Set problem: Retype every line from the start of the data down to and including the line with "freq_ghz = np.round(freq_start_ghz". Skip the pictures.
_ _ _ _ _ _ _
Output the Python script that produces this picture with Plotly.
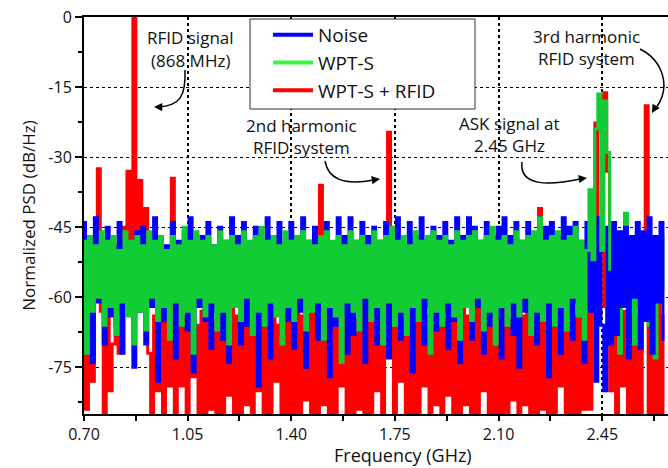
import numpy as np
import plotly.graph_objects as go

# ---------------- data ----------------
freq_start_ghz = 0.70
freq_step_ghz = 0.01
n_points = 197
freq_ghz = np.round(freq_start_ghz + freq_step_ghz * np.arange(n_points), 2)

noise_db = [
    -44, -68, -47, -74, -43, -61, -49, -70, -45, -64,   # 0.70
    -49, -66, -44, -72, -48, -60, -50, -75, -46, -63,   # 0.80
    -45, -70, -49, -62, -43, -78, -47, -65, -49, -61,   # 0.90
    -44, -73, -48, -60, -46, -67, -43, -76, -49, -62,   # 1.00
    -47, -65, -44, -71, -49, -63, -45, -69, -48, -74,   # 1.10
    -43, -61, -47, -70, -44, -66, -49, -62, -45, -79,   # 1.20
    -48, -64, -43, -73, -47, -61, -44, -68, -49, -65,   # 1.30
    -44, -71, -47, -63, -43, -75, -48, -60, -45, -69,   # 1.40
    -47, -62, -44, -77, -49, -66, -43, -64, -47, -72,   # 1.50
    -43, -68, -48, -61, -44, -74, -47, -63, -45, -70,   # 1.60
    -48, -65, -44, -73, -47, -62, -43, -69, -49, -61,   # 1.70
    -44, -76, -47, -64, -43, -70, -48, -62, -45, -67,   # 1.80
    -47, -63, -44, -71, -48, -65, -43, -74, -47, -60,   # 1.90
    -43, -69, -45, -62, -48, -72, -44, -66, -47, -64,   # 2.00
    -45, -73, -43, -61, -47, -68, -44, -75, -48, -63,   # 2.10
    -44, -65, -47, -70, -43, -62, -45, -77, -44, -66,   # 2.20
    -47, -72, -43, -64, -45, -69, -44, -61, -48, -74,   # 2.30
    -44, -63, -46, -78, -43, -66, -80, -45, -70, -44,   # 2.40
    -68, -46, -62, -45, -73, -47, -60, -44, -71, -46,   # 2.50
    -65, -43, -72, -47, -61, -44, -69,                  # 2.60
]

wpt_s_db = [
    -48, -72, -47, -63, -49, -60, -46, -66, -48, -62,   # 0.70
    -47, -68, -50, -61, -46, -64, -48, -70, -47, -63,   # 0.80
    -49, -67, -46, -60, -48, -65, -47, -62, -50, -69,   # 0.90
    -47, -61, -49, -66, -45, -63, -48, -72, -46, -60,   # 1.00
    -48, -64, -47, -61, -49, -67, -46, -63, -48, -70,   # 1.10
    -47, -62, -49, -65, -46, -60, -48, -68, -47, -63,   # 1.20
    -45, -66, -48, -61, -47, -64, -49, -70, -46, -62,   # 1.30
    -48, -65, -47, -60, -46, -67, -48, -63, -49, -61,   # 1.40
    -47, -69, -46, -62, -48, -64, -47, -74, -49, -61,   # 1.50
    -46, -63, -48, -67, -47, -60, -49, -65, -46, -62,   # 1.60
    -48, -70, -47, -61, -45, -66, -48, -63, -47, -68,   # 1.70
    -49, -62, -46, -65, -48, -60, -47, -72, -46, -63,   # 1.80
    -48, -66, -47, -61, -49, -64, -46, -69, -48, -62,   # 1.90
    -47, -65, -46, -60, -48, -67, -47, -63, -45, -70,   # 2.00
    -48, -62, -47, -66, -49, -61, -46, -64, -48, -60,   # 2.10
    -47, -68, -46, -63, -43, -65, -48, -61, -47, -66,   # 2.20
    -46, -62, -48, -67, -47, -60, -45, -64, -48, -69,   # 2.30
    -50, -37, -52, -24, -16.5, -50, -18, -29, -54, -68, # 2.40
    -58, -72, -50, -42, -64, -49, -70, -46, -62, -51,   # 2.50
    -48, -66, -50, -73, -52, -47, -58,                  # 2.60
]

wpt_s_rfid_db = [
    -62, -84, -66, -78, -60, -32.5, -63, -86, -64, -80,   # 0.70
    -70, -62, -72, -45, -60, -33, -50, 0, -50, -35,       # 0.80
    -58, -41, -72, -88, -64, -80, -60, -88, -65, -79,     # 0.90
    -34.5, -87, -61, -79, -64, -89, -60, -77, -66, -88,   # 1.00
    -63, -86, -59, -84, -65, -90, -61, -88, -62, -81,     # 1.10
    -60, -86, -64, -89, -58, -83, -63, -88, -61, -80,     # 1.20
    -65, -89, -60, -85, -62, -78, -66, -88, -59, -86,     # 1.30
    -63, -87, -61, -90, -64, -82, -60, -86, -62, -88,     # 1.40
    -36, -83, -63, -88, -59, -86, -64, -79, -61, -89,     # 1.50
    -62, -87, -65, -84, -60, -88, -63, -89, -58, -80,     # 1.60
    -64, -86, -61, -24.7, -63, -88, -60, -78, -65, -87,   # 1.70
    -61, -88, -63, -87, -59, -79, -64, -88, -62, -83,     # 1.80
    -60, -88, -65, -81, -61, -89, -63, -86, -60, -83,     # 1.90
    -64, -89, -62, -86, -58, -80, -63, -88, -61, -89,     # 2.00
    -62, -85, -60, -87, -65, -82, -61, -88, -64, -83,     # 2.10
    -59, -88, -63, -86, -41, -84, -62, -88, -60, -86,     # 2.20
    -63, -79, -61, -88, -60, -86, -64, -88, -62, -84,     # 2.30
    -61, -84, -60, -22.7, -64, -62, -16.2, -33, -80, -61, # 2.40
    -86, -60, -79, -63, -88, -61, -85, -64, -88, -60,     # 2.50
    -19, -87, -62, -88, -60, -86, -64,                    # 2.60
]

series_names = ["Noise", "WPT-S", "WPT-S + RFID"]
x_tick_vals = [0.70, 1.05, 1.40, 1.75, 2.10, 2.45]
x_tick_text = ["0.70", "1.05", "1.40", "1.75", "2.10", "2.45"]
x_minor_vals = [0.875, 1.225, 1.575, 1.925, 2.275, 2.625]
y_tick_vals = [0, -15, -30, -45, -60, -75]
y_tick_text = ["0", "-15", "-30", "-45", "-60", "-75"]
y_minor_vals = [-7.5, -22.5, -37.5, -52.5, -67.5, -82.5]

# ---------------- styling / layout ----------------
W, H = 668, 468
PL, PR, PT, PB = 84, 668, 17, 414      # plot area in pixels
X_RANGE = [0.70, 2.672]
Y_RANGE = [-85, 0]
FONT = "Open Sans"
TXT = "#111111"

BLUE = "#0000ff"
GREEN_LINE = "#12cc36"
GREEN_LEG = "#3cf53c"
RED = "#ff0000"
LW = 3
# above this frequency the WPT-S trace lies behind the noise trace
GREEN_SPLIT_GHZ = 2.48


def gx(px):
    return X_RANGE[0] + (px - PL) / (PR - PL) * (X_RANGE[1] - X_RANGE[0])


def gy(py):
    return Y_RANGE[1] - (py - PT) / (PB - PT) * (Y_RANGE[1] - Y_RANGE[0])


freq_arr = np.asarray(freq_ghz)
wpt_arr = np.asarray(wpt_s_db, dtype=float)
front = freq_arr <= GREEN_SPLIT_GHZ + 1e-9
back = freq_arr >= GREEN_SPLIT_GHZ - 1e-9

fig = go.Figure()


def step_line(x, y, color, name):
    return go.Scatter(x=x, y=y, mode="lines", line_shape="hvh",
                      line=dict(color=color, width=LW), showlegend=False,
                      name=name, hoverinfo="skip")


fig.add_trace(step_line(freq_arr, wpt_s_rfid_db, RED, series_names[2]))
fig.add_trace(step_line(freq_arr[back], wpt_arr[back], GREEN_LINE, series_names[1]))
fig.add_trace(step_line(freq_arr, noise_db, BLUE, series_names[0]))
fig.add_trace(step_line(freq_arr[front], wpt_arr[front], GREEN_LINE, series_names[1]))

# legend entries
for name, col in zip(series_names, [BLUE, GREEN_LEG, RED]):
    fig.add_trace(go.Scatter(x=[None], y=[None], mode="lines",
                             line=dict(color=col, width=4), name=name))

shapes = []
# legend frame
shapes.append(dict(type="rect", xref="x", yref="y",
                   x0=gx(250), x1=gx(475), y0=gy(19), y1=gy(109),
                   fillcolor="white", line=dict(color="#333333", width=1),
                   layer="above"))


def curve(points):
    (x0, y0), (c1x, c1y), (c2x, c2y), (x1, y1) = points
    return (f"M {gx(x0)},{gy(y0)} C {gx(c1x)},{gy(c1y)} "
            f"{gx(c2x)},{gy(c2y)} {gx(x1)},{gy(y1)}")


arrow_curves = [
    [(185, 70), (186, 96), (180, 106), (158, 107)],
    [(325, 161), (328, 178), (342, 186), (374, 180)],
    [(522, 162), (519, 186), (548, 186), (580, 179)],
    [(640, 49), (662, 60), (672, 86), (656, 108)],
]
for pts in arrow_curves:
    shapes.append(dict(type="path", xref="x", yref="y", path=curve(pts),
                       line=dict(color="black", width=1.5), layer="above"))

annotations = []
heads = [((154, 107), (6, 0)), ((380, 179), (-7, 1)),
         ((587, 178), (-8, 1)), ((652, 113), (4, -7))]
for (tx, ty), (ax, ay) in heads:
    annotations.append(dict(x=gx(tx), y=gy(ty), xref="x", yref="y",
                            ax=ax, ay=ay, axref="pixel", ayref="pixel",
                            text="", showarrow=True, arrowhead=2,
                            arrowsize=1.1, arrowwidth=1.5, arrowcolor="black"))

labels = [
    ("RFID signal", 190, 37), ("(868 MHz)", 190, 60),
    ("2nd harmonic", 301, 125), ("RFID system", 301, 147),
    ("ASK signal at", 509, 123), ("2.45 GHz", 509, 145),
    ("3rd harmonic", 586, 36), ("RFID system", 586, 58),
]
for txt, px, py in labels:
    annotations.append(dict(x=gx(px), y=gy(py), xref="x", yref="y",
                            text=txt, showarrow=False,
                            xanchor="center", yanchor="middle",
                            font=dict(family=FONT, size=17, color=TXT)))

# x axis title (centred where the reference puts it)
annotations.append(dict(x=(403 - PL) / (PR - PL), y=-(455 - PB) / (PB - PT),
                        xref="paper", yref="paper",
                        text="Frequency (GHz)", showarrow=False,
                        xanchor="center", yanchor="middle",
                        font=dict(family=FONT, size=18, color=TXT)))

fig.update_layout(
    width=W, height=H,
    margin=dict(l=PL, r=W - PR, t=PT, b=H - PB),
    paper_bgcolor="white", plot_bgcolor="white",
    font=dict(family=FONT, size=16, color=TXT),
    shapes=shapes, annotations=annotations,
    legend=dict(x=(268 - PL) / (PR - PL), y=1 + (PT - 16) / (PB - PT),
                xanchor="left", yanchor="top",
                bgcolor="rgba(0,0,0,0)", borderwidth=0,
                font=dict(family=FONT, size=19, color=TXT),
                itemwidth=40, tracegroupgap=0),
)

fig.update_xaxes(
    range=X_RANGE, tickvals=x_tick_vals, ticktext=x_tick_text,
    ticks="outside", ticklen=5, tickwidth=2, tickcolor="black",
    showline=True, linewidth=2, linecolor="black", mirror=True,
    showgrid=True, gridcolor="black", griddash="dot", gridwidth=2,
    zeroline=False,
    minor=dict(tickvals=x_minor_vals, ticks="outside", ticklen=5,
               tickwidth=2, tickcolor="black", showgrid=False),
    tickfont=dict(family=FONT, size=16, color=TXT),
)
fig.update_yaxes(
    range=Y_RANGE, tickvals=y_tick_vals, ticktext=y_tick_text,
    ticks="outside", ticklen=7, tickwidth=2, tickcolor="black",
    showline=True, linewidth=2, linecolor="black",
    showgrid=True, gridcolor="black", griddash="dot", gridwidth=1,
    zeroline=False,
    minor=dict(tickvals=y_minor_vals, ticks="outside", ticklen=4,
               tickwidth=2, tickcolor="black", showgrid=False),
    tickfont=dict(family=FONT, size=16, color=TXT),
    title=dict(text="Normalized PSD (dB/Hz)", standoff=8,
               font=dict(family=FONT, size=17, color=TXT)),
)

fig.write_html("out.html")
_ _ _ _ _ _ _
Response below:
Output the Python script that produces this picture with Plotly.
import numpy as np
import plotly.graph_objects as go

# ---------------- data ----------------
freq_start_ghz = 0.70
freq_step_ghz = 0.01
n_points = 197
freq_ghz = np.round(freq_start_ghz + freq_step_ghz * np.arange(n_points), 2)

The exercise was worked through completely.